Kürtlerin Siyonizm İle ittifakı
Kürtlerin İsrail ile İttifakının muhtemel sonuçları
Bazen Devlet Bahçeli'ye kızıyoruz, çünkü Abdullah Öcalan ve Kürt sorunu konusunda çok radikal beklentilerle yeni bir çözüm süreci başlattığı için.Ancak Sayın Bahçeli, bizim tahmin ettiğimiz bir yakın felaketi görüp, bu felakette Türkiye'nin elini güçlendirmek ve muhtemelen Kürtlerin taraf olarak İsrail'i değil, Türkleri seçmesini sağlamak için bir sürece öncülük ediyor olabilir.

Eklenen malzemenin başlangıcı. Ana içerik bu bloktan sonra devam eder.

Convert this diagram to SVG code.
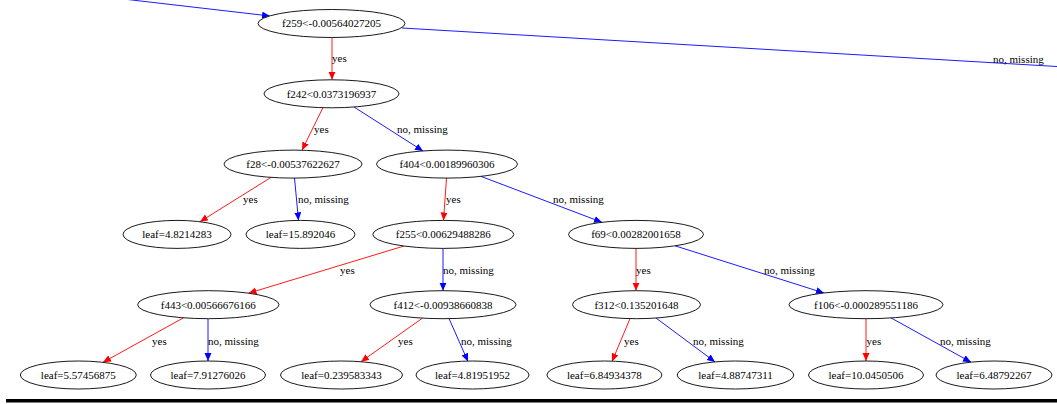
<svg xmlns="http://www.w3.org/2000/svg" width="1057" height="404" viewBox="0 0 1057 404">
<style>
  .n ellipse { fill: #ffffff; stroke: #000000; stroke-width: 0.9; }
  .n text { font-family: "Liberation Serif", "Times New Roman", serif; font-size: 11px; fill: #000000; text-anchor: middle; }
  .e line { stroke-width: 0.9; fill: none; }
  .e .yes { stroke: #ff0000; }
  .e .no { stroke: #0000ff; }
  .lbl { font-family: "Liberation Serif", "Times New Roman", serif; font-size: 11px; fill: #000000; }
</style>
<defs>
  <marker id="ar" markerUnits="userSpaceOnUse" markerWidth="10" markerHeight="8" refX="8" refY="3.5" orient="auto">
    <path d="M0,0 L8,3.5 L0,7 z" fill="#ff0000"/>
  </marker>
  <marker id="ab" markerUnits="userSpaceOnUse" markerWidth="10" markerHeight="8" refX="8" refY="3.5" orient="auto">
    <path d="M0,0 L8,3.5 L0,7 z" fill="#0000ff"/>
  </marker>
</defs>
<rect x="0" y="0" width="1057" height="404" fill="#ffffff"/>
<g id="connectors" class="e">
  <line class="no" x1="100" y1="-3.7" x2="270" y2="16" marker-end="url(#ab)"/>
  <line class="no" x1="402" y1="28" x2="1057" y2="66.5"/>
  <line class="yes" x1="332" y1="37.5" x2="332" y2="79.8" marker-end="url(#ar)"/>
  <line class="yes" x1="323" y1="107.5" x2="302" y2="150.2" marker-end="url(#ar)"/>
  <line class="no" x1="354" y1="107" x2="423" y2="151" marker-end="url(#ab)"/>
  <line class="yes" x1="271" y1="177.4" x2="200" y2="221.7" marker-end="url(#ar)"/>
  <line class="no" x1="294.5" y1="178" x2="298.5" y2="220.4" marker-end="url(#ab)"/>
  <line class="yes" x1="446.5" y1="178" x2="443.5" y2="220.4" marker-end="url(#ar)"/>
  <line class="no" x1="481" y1="176.4" x2="602" y2="222.3" marker-end="url(#ab)"/>
  <line class="yes" x1="404" y1="246" x2="248.5" y2="293.2" marker-end="url(#ar)"/>
  <line class="no" x1="443" y1="248.4" x2="443" y2="290.7" marker-end="url(#ab)"/>
  <line class="yes" x1="636" y1="248.4" x2="636" y2="290.7" marker-end="url(#ar)"/>
  <line class="no" x1="675" y1="245.8" x2="824" y2="293" marker-end="url(#ab)"/>
  <line class="yes" x1="183.5" y1="317.8" x2="103" y2="362.3" marker-end="url(#ar)"/>
  <line class="no" x1="208" y1="318.7" x2="208" y2="361" marker-end="url(#ab)"/>
  <line class="yes" x1="422.5" y1="318.1" x2="361" y2="361.7" marker-end="url(#ar)"/>
  <line class="no" x1="449" y1="318.5" x2="468" y2="361.5" marker-end="url(#ab)"/>
  <line class="yes" x1="630" y1="318.7" x2="612" y2="361.5" marker-end="url(#ar)"/>
  <line class="no" x1="656" y1="318" x2="715" y2="361.9" marker-end="url(#ab)"/>
  <line class="yes" x1="866" y1="318.7" x2="866" y2="361" marker-end="url(#ar)"/>
  <line class="no" x1="891" y1="317.9" x2="971" y2="362.2" marker-end="url(#ab)"/>
  <text class="lbl" x="993" y="62.8">no, missing</text>
  <text class="lbl" x="332" y="62.4">yes</text>
  <text class="lbl" x="314" y="132.8">yes</text>
  <text class="lbl" x="397" y="132.8">no, missing</text>
  <text class="lbl" x="243" y="203.3">yes</text>
  <text class="lbl" x="298" y="203.3">no, missing</text>
  <text class="lbl" x="446" y="203.3">yes</text>
  <text class="lbl" x="553" y="203.3">no, missing</text>
  <text class="lbl" x="340" y="273.6">yes</text>
  <text class="lbl" x="443" y="273.6">no, missing</text>
  <text class="lbl" x="636" y="273.6">yes</text>
  <text class="lbl" x="764" y="273.6">no, missing</text>
  <text class="lbl" x="152" y="344.6">yes</text>
  <text class="lbl" x="208" y="344.6">no, missing</text>
  <text class="lbl" x="398" y="344.6">yes</text>
  <text class="lbl" x="461" y="344.6">no, missing</text>
  <text class="lbl" x="624" y="344.6">yes</text>
  <text class="lbl" x="693" y="344.6">no, missing</text>
  <text class="lbl" x="866.5" y="344.6">yes</text>
  <text class="lbl" x="940" y="344.6">no, missing</text>
</g>
<g id="n_f259" class="n"><ellipse cx="331.5" cy="23.5" rx="73.5" ry="14"/><text x="331.5" y="27.3">f259&lt;-0.00564027205</text></g>
<g id="n_f242" class="n"><ellipse cx="331.5" cy="93.8" rx="67.5" ry="14"/><text x="331.5" y="97.6">f242&lt;0.0373196937</text></g>
<g id="n_f28" class="n"><ellipse cx="293" cy="164.1" rx="69" ry="14"/><text x="293" y="167.9">f28&lt;-0.00537622627</text></g>
<g id="n_f404" class="n"><ellipse cx="447" cy="164.1" rx="70.5" ry="14"/><text x="447" y="167.9">f404&lt;0.00189960306</text></g>
<g id="n_leaf1" class="n"><ellipse cx="177" cy="234.4" rx="54" ry="14"/><text x="177" y="238.2">leaf=4.8214283</text></g>
<g id="n_leaf2" class="n"><ellipse cx="300.5" cy="234.4" rx="54.5" ry="14"/><text x="300.5" y="238.2">leaf=15.892046</text></g>
<g id="n_f255" class="n"><ellipse cx="443.3" cy="234.4" rx="70.5" ry="14"/><text x="443.3" y="238.2">f255&lt;0.00629488286</text></g>
<g id="n_f69" class="n"><ellipse cx="636" cy="234.4" rx="67.5" ry="14"/><text x="636" y="238.2">f69&lt;0.00282001658</text></g>
<g id="n_f443" class="n"><ellipse cx="208.3" cy="304.7" rx="70.7" ry="14"/><text x="208.3" y="308.5">f443&lt;0.00566676166</text></g>
<g id="n_f412" class="n"><ellipse cx="443" cy="304.7" rx="73" ry="14"/><text x="443" y="308.5">f412&lt;-0.00938660838</text></g>
<g id="n_f312" class="n"><ellipse cx="636.5" cy="304.7" rx="64" ry="14"/><text x="636.5" y="308.5">f312&lt;0.135201648</text></g>
<g id="n_f106" class="n"><ellipse cx="866" cy="304.7" rx="77" ry="14"/><text x="866" y="308.5">f106&lt;-0.000289551186</text></g>
<g id="n_leaf3" class="n"><ellipse cx="78.3" cy="375" rx="58" ry="14"/><text x="78.3" y="378.8">leaf=5.57456875</text></g>
<g id="n_leaf4" class="n"><ellipse cx="208" cy="375" rx="57.5" ry="14"/><text x="208" y="378.8">leaf=7.91276026</text></g>
<g id="n_leaf5" class="n"><ellipse cx="341.5" cy="375" rx="61" ry="14"/><text x="341.5" y="378.8">leaf=0.239583343</text></g>
<g id="n_leaf6" class="n"><ellipse cx="472.5" cy="375" rx="56.5" ry="14"/><text x="472.5" y="378.8">leaf=4.81951952</text></g>
<g id="n_leaf7" class="n"><ellipse cx="604.4" cy="375" rx="57.5" ry="14"/><text x="604.4" y="378.8">leaf=6.84934378</text></g>
<g id="n_leaf8" class="n"><ellipse cx="735.5" cy="375" rx="58.3" ry="14"/><text x="735.5" y="378.8">leaf=4.88747311</text></g>
<g id="n_leaf9" class="n"><ellipse cx="866" cy="375" rx="57.5" ry="14"/><text x="866" y="378.8">leaf=10.0450506</text></g>
<g id="n_leaf10" class="n"><ellipse cx="994" cy="375" rx="58" ry="14"/><text x="994" y="378.8">leaf=6.48792267</text></g>
<rect x="6" y="399" width="1051" height="3.5" fill="#000000"/>
</svg>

Böyle bir süreç başarılı olabilir mi?
Elbette zor, çünkü sahada çok fazla aktör var ve Kürtlerin beklentileri de oldukça yüksek.
Sosyal Medyada Türkiye İsrail Savaşı
Sosyal medyada bazı Kürt hesaplarının İsrail desteğini vurguladığı dikkat çekiyor. "İsrail, Türkiye'ye saldırırsa doğu, kuzey ve güneyde 400.000 silahlı güç ile İsrail'in yanındayız" şeklinde tweetler paylaşılıyor.
Ve yine Twitter'da İsrailli hesapların Kürtlere ilanı aşkını görebilirsiniz
Olası bir İsrail–Türkiye çatışmasında Kürtler için tarihi bir dönüm noktası yaklaşmaktadır.
Ya bin yıldır aynı topraklarda, aynı kaderi paylaşan Türk kardeşleriyle birlikte zalime karşı duracaklar ya da Siyonistlerin Türkiye, İran, Suriye ve Irak'ta birer piyonu olacaklardır.
Geçmiş, bize pek çok ders sunar.
Tarih, ak saçlı bir bilge gibi nice olayları kaydetmiştir.
Yaklaşık yüzyıl önce Kürtlerin bir kısmı Milli Mücadele’ye destek vererek Türklerin yanında yer aldı.
Buna karşılık, Ermeniler ve Rumlar işgalcilerle işbirliği yaparak ihanet yolunu seçti.
Sonuç olarak,
- Ermeniler tehcir edildi,
- Rumlar ise mübadeleyle ülkeden ayrıldı.
Bugün onların köyleri harabeye dönmüş, definecilerin kazı alanı haline gelmiştir.
Tarih bir kez daha tekerrür etmek üzere.
Ufukta savaş bulutları beliriyor.
İçimizde hainler, dışımızda düşmanlar fazlasıyla mevcut.
Bu kritik dönemeçte Kürtlerin çoğunluğunun tercihleri, yalnızca bugünü değil, gelecek yüzyılları da belirleyecek.
Bu vatanın ekmeğini yiyip suyunu içen, kalbi bizimle atan Kürt kardeşlerimizin varlığını çok iyi biliyoruz.
Onların sadakati, cesareti ve mertliği tarih boyunca defalarca kanıtlanmıştır.
Bugün ise görev bizden çok onlara düşüyor.
Bizlerden ziyade onların sözleri ve tutumları, fitneyi, nifakı ve ayrılık hayallerini boşa çıkaracaktır.
Ancak olayın başka bir boyutu daha var;
İsrail, Türkiye üzerinde tek başına bir operasyon yapmaya kalkışmaz.
Amerika ve İngiltere'yi yanına almadan ve buna Yunanistan gönüllü şekilde razı olmadan harekete geçmez.
Bu durumda TSK, Marmara, Ege, Akdeniz ve Güneydoğu olmak üzere dört cephede birden savaşmak zorunda kalır.
Bu gerçeği fark eden Öcalan, elini güçlü tutuyor; "Suriye kırmızı çizgimiz" derken masada taleplerini artırıyor ve genel af beklentisini dayatıyor.
Böyle bir af çıkar mı?
Zor görünüyor.
Ne yazık ki bu sefer masaya tekmeyi vuranın Erdoğan değil, Öcalan olacağını düşünüy ve çok vahim gelişmelere yol açabileceğinden endişe duyuyorum.
Gerisi için bekleyip göreceğiz. Hakkımızda en hayırlısı olsun inşallah.